Map the emotional journey of every user interaction:

Gusto institutionalized customer empathy through design critiques that plot the emotional ups and downs of user experiences. They ask: "Where can we make the highs higher and help lift people from emotional lows?" For example, they celebrate moments like getting paid while providing extra support during difficult tasks like layoffs. B2B founders should systematically examine every customer touchpoint and design experiences that acknowledge the human emotions involved in business processes.

Create listening posts throughout your organization:

Early on, Gusto's entire team heard every customer support call in their shared workspace. As they scaled to 2,000+ employees, they built systematic "listening posts" - Slack channels that automatically funnel customer feedback from NPS surveys, social media, and in-app interactions to the entire building team. This ensures great ideas come from everywhere and keeps the entire organization connected to customer voices.

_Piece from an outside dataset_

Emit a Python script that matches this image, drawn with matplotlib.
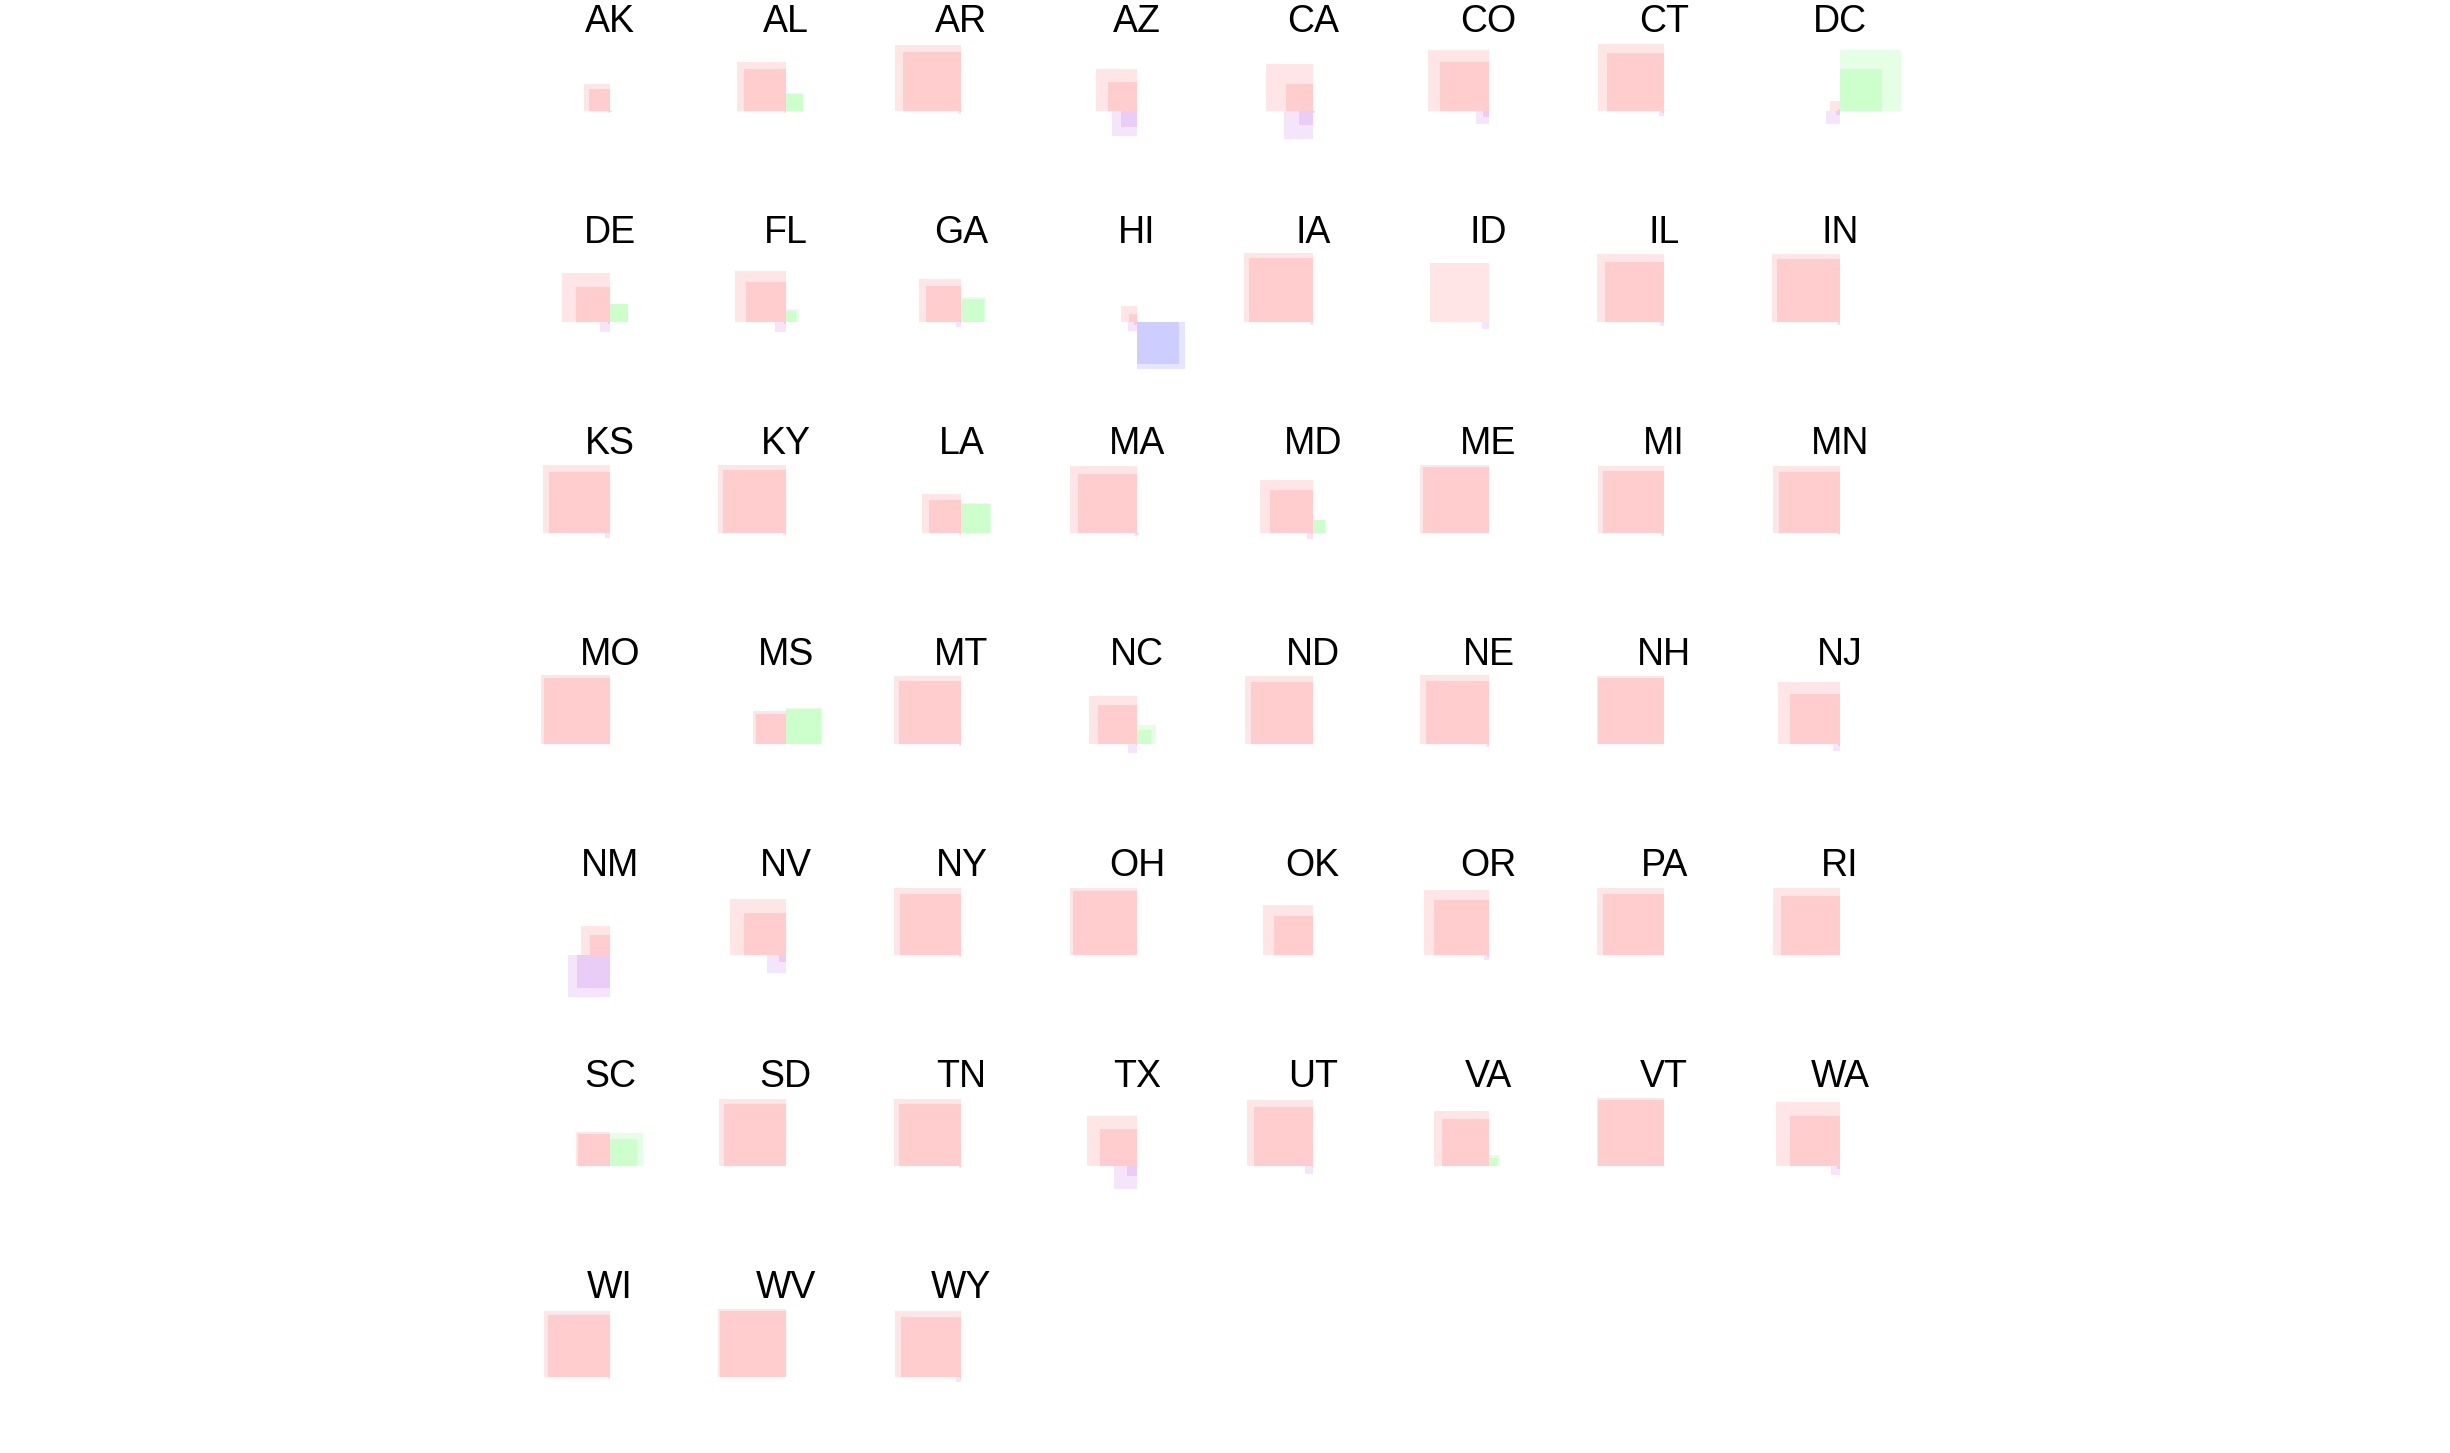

Focus relentlessly on where customers are happiest:

Rather than trying to serve all SMBs equally, Gusto measured where they had the highest NPS scores, strongest referrals, and most organic growth. They doubled down on these segments and industries for several years until reaching $10 million ARR. B2B founders should resist the temptation to expand too broadly and instead identify their happiest customer segments and go deep with them first.

Phase your go-to-market strategy deliberately:

Gusto's GTM evolved through distinct phases: (1) Invite-only with 20-50 design partners focused on product development, (2) Opening the funnel while testing different channels with one person, (3) Going all-in on what worked (PR, content, social media), (4) Adding paid channels years later, and (5) Building strategic partnerships with accountants. Each phase had clear success metrics and graduation criteria before moving to the next.